WHAT TO WORK ON
Write out, word for word, the stretch of lines beginning at the one with "Write a Python" and ending at the one with "fig = go.Figure()", omitting the images.

(Data records)
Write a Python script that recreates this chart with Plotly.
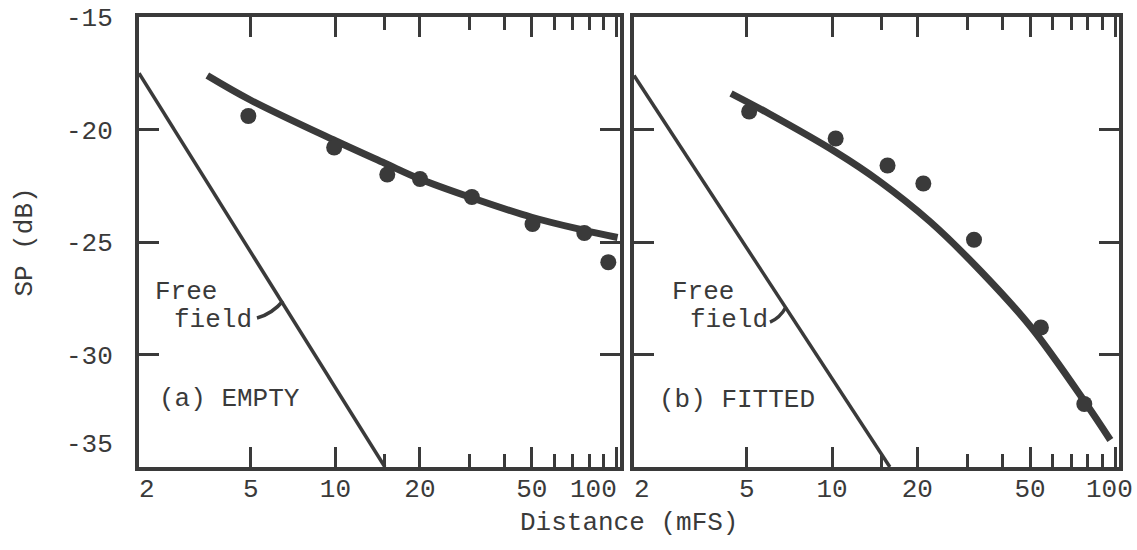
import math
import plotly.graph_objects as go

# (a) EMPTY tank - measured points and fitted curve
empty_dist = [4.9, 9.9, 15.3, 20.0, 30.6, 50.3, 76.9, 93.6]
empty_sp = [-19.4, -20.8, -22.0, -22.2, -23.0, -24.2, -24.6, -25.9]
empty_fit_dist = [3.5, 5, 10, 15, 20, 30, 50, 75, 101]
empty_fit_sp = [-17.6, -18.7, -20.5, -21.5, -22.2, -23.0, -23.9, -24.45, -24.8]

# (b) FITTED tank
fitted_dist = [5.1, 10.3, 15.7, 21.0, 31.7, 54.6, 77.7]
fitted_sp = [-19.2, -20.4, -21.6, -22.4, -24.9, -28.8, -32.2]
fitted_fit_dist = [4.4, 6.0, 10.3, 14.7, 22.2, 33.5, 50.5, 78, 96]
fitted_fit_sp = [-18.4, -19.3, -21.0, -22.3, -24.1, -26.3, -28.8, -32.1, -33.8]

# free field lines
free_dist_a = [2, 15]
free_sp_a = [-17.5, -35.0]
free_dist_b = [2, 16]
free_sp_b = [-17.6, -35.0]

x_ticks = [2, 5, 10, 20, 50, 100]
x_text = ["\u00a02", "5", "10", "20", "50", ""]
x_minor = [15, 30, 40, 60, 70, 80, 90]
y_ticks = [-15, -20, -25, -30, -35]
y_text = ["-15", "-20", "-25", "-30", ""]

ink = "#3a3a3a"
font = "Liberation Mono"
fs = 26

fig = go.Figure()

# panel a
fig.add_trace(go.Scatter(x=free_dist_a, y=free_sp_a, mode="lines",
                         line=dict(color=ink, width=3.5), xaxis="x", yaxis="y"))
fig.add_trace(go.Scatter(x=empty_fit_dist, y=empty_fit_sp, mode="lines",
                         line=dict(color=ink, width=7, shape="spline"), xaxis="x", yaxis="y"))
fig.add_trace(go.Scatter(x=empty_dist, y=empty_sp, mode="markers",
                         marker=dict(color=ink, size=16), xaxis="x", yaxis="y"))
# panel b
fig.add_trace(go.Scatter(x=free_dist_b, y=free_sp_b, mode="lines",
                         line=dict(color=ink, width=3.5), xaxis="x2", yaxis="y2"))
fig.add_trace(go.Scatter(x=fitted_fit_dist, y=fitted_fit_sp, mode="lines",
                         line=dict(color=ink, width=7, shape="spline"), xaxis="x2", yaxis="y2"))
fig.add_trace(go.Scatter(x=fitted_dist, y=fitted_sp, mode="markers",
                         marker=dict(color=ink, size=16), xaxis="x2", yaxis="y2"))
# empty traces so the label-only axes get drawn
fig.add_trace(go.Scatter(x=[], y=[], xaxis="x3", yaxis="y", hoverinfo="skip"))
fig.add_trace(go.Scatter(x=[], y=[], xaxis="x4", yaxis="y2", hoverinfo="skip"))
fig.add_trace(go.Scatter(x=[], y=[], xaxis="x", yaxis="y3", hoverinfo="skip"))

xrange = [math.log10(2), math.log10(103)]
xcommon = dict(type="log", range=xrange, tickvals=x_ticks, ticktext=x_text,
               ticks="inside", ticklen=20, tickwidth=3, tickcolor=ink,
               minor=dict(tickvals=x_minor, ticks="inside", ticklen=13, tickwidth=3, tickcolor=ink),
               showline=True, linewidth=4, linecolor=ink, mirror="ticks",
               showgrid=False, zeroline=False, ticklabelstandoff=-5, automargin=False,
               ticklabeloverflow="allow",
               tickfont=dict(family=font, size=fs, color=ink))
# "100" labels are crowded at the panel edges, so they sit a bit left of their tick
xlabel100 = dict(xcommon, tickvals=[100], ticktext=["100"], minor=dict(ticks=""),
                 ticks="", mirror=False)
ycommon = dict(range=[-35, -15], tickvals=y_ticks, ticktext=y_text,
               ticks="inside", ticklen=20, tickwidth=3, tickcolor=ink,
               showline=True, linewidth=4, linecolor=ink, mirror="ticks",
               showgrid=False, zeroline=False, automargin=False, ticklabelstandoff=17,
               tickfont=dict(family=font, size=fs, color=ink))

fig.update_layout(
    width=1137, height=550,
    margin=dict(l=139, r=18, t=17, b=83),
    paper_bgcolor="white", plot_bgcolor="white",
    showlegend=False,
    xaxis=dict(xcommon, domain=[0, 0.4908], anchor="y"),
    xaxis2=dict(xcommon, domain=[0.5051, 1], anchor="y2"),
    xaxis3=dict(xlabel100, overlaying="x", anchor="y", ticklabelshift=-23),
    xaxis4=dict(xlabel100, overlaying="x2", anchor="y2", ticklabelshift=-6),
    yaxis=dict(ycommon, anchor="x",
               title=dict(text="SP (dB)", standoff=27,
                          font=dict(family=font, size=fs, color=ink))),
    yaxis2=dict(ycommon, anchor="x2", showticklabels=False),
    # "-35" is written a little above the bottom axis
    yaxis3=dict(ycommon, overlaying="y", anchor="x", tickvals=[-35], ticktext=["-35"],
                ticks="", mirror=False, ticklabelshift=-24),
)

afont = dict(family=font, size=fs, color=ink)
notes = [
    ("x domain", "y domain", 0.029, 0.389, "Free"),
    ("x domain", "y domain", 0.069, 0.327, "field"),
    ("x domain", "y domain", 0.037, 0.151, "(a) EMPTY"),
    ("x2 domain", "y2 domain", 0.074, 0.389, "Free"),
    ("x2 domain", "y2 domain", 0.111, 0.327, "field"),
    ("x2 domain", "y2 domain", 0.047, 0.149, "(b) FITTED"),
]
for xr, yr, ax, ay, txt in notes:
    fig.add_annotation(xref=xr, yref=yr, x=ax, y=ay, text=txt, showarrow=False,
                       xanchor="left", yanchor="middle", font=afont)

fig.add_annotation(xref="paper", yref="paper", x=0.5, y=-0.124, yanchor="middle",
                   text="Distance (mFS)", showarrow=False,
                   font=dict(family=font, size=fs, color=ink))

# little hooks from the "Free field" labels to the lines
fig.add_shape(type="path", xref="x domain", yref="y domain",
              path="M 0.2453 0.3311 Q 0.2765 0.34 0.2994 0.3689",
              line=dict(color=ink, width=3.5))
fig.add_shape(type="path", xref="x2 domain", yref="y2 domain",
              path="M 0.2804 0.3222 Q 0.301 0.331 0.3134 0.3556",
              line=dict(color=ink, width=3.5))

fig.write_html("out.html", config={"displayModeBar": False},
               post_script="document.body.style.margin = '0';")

==

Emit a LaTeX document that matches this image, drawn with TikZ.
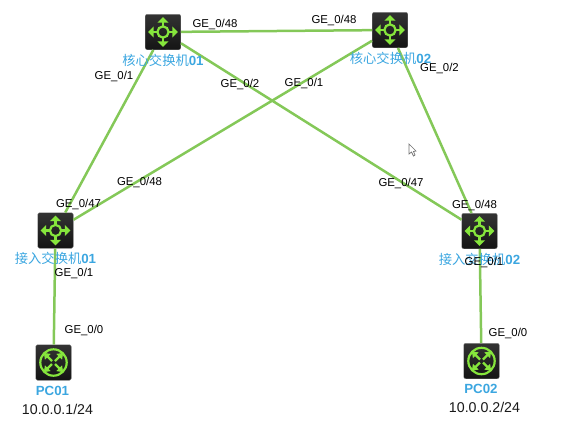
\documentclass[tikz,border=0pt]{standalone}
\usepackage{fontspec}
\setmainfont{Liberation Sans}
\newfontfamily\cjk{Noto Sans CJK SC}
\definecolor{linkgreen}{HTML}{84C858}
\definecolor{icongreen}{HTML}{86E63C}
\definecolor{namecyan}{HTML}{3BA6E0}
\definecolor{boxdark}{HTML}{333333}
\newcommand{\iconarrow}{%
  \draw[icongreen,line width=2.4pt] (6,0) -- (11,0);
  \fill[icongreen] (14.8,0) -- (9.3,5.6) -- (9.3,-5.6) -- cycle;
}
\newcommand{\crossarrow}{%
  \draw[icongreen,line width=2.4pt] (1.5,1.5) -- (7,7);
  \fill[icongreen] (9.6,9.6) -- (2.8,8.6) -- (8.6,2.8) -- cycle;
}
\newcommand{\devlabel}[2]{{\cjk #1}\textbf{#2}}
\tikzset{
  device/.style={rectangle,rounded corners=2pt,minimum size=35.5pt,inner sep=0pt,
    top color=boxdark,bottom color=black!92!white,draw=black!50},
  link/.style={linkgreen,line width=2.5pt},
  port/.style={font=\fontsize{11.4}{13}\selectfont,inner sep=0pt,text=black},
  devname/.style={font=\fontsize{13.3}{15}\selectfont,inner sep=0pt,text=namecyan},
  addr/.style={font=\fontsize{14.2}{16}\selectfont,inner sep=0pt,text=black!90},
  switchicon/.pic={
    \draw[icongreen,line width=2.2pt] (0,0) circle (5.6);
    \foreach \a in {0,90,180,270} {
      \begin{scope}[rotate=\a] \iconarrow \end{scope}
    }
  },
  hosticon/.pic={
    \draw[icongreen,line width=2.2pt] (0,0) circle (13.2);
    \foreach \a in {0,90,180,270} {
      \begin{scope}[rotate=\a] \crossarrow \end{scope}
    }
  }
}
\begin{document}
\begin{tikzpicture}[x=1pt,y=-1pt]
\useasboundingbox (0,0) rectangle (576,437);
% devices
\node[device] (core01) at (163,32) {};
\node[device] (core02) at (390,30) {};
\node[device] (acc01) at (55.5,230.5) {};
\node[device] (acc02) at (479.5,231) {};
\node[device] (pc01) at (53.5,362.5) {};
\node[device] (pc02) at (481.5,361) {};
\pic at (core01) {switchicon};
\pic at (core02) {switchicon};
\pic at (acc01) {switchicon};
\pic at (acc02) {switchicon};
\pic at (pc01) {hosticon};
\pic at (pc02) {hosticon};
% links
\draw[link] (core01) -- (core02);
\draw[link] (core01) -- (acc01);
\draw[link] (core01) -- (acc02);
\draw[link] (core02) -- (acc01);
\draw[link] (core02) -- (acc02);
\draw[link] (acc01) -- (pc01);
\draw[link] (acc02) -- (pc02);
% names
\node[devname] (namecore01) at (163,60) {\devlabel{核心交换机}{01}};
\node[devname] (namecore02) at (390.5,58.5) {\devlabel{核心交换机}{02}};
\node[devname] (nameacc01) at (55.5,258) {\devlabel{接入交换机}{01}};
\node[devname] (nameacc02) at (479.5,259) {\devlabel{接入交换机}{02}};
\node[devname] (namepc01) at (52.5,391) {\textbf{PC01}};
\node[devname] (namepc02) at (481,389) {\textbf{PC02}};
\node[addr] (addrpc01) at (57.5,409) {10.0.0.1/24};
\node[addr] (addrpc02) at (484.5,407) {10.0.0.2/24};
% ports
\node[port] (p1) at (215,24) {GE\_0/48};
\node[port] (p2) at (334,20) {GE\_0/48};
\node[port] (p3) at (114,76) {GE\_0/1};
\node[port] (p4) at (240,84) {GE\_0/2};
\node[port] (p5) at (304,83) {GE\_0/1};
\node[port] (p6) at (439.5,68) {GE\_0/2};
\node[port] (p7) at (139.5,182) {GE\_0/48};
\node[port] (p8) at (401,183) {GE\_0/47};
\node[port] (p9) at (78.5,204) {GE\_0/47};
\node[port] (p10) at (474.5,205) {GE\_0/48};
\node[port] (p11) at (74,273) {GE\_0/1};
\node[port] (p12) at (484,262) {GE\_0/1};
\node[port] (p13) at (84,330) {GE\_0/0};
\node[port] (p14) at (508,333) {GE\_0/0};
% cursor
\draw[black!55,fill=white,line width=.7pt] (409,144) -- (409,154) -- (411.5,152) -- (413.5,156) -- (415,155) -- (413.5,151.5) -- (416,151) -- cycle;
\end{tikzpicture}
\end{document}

EXERCISE RESPONSE
Write a Python script that recreates this chart with Plotly.
import math
import plotly.graph_objects as go

# (a) EMPTY tank - measured points and fitted curve
empty_dist = [4.9, 9.9, 15.3, 20.0, 30.6, 50.3, 76.9, 93.6]
empty_sp = [-19.4, -20.8, -22.0, -22.2, -23.0, -24.2, -24.6, -25.9]
empty_fit_dist = [3.5, 5, 10, 15, 20, 30, 50, 75, 101]
empty_fit_sp = [-17.6, -18.7, -20.5, -21.5, -22.2, -23.0, -23.9, -24.45, -24.8]

# (b) FITTED tank
fitted_dist = [5.1, 10.3, 15.7, 21.0, 31.7, 54.6, 77.7]
fitted_sp = [-19.2, -20.4, -21.6, -22.4, -24.9, -28.8, -32.2]
fitted_fit_dist = [4.4, 6.0, 10.3, 14.7, 22.2, 33.5, 50.5, 78, 96]
fitted_fit_sp = [-18.4, -19.3, -21.0, -22.3, -24.1, -26.3, -28.8, -32.1, -33.8]

# free field lines
free_dist_a = [2, 15]
free_sp_a = [-17.5, -35.0]
free_dist_b = [2, 16]
free_sp_b = [-17.6, -35.0]

x_ticks = [2, 5, 10, 20, 50, 100]
x_text = ["\u00a02", "5", "10", "20", "50", ""]
x_minor = [15, 30, 40, 60, 70, 80, 90]
y_ticks = [-15, -20, -25, -30, -35]
y_text = ["-15", "-20", "-25", "-30", ""]

ink = "#3a3a3a"
font = "Liberation Mono"
fs = 26

fig = go.Figure()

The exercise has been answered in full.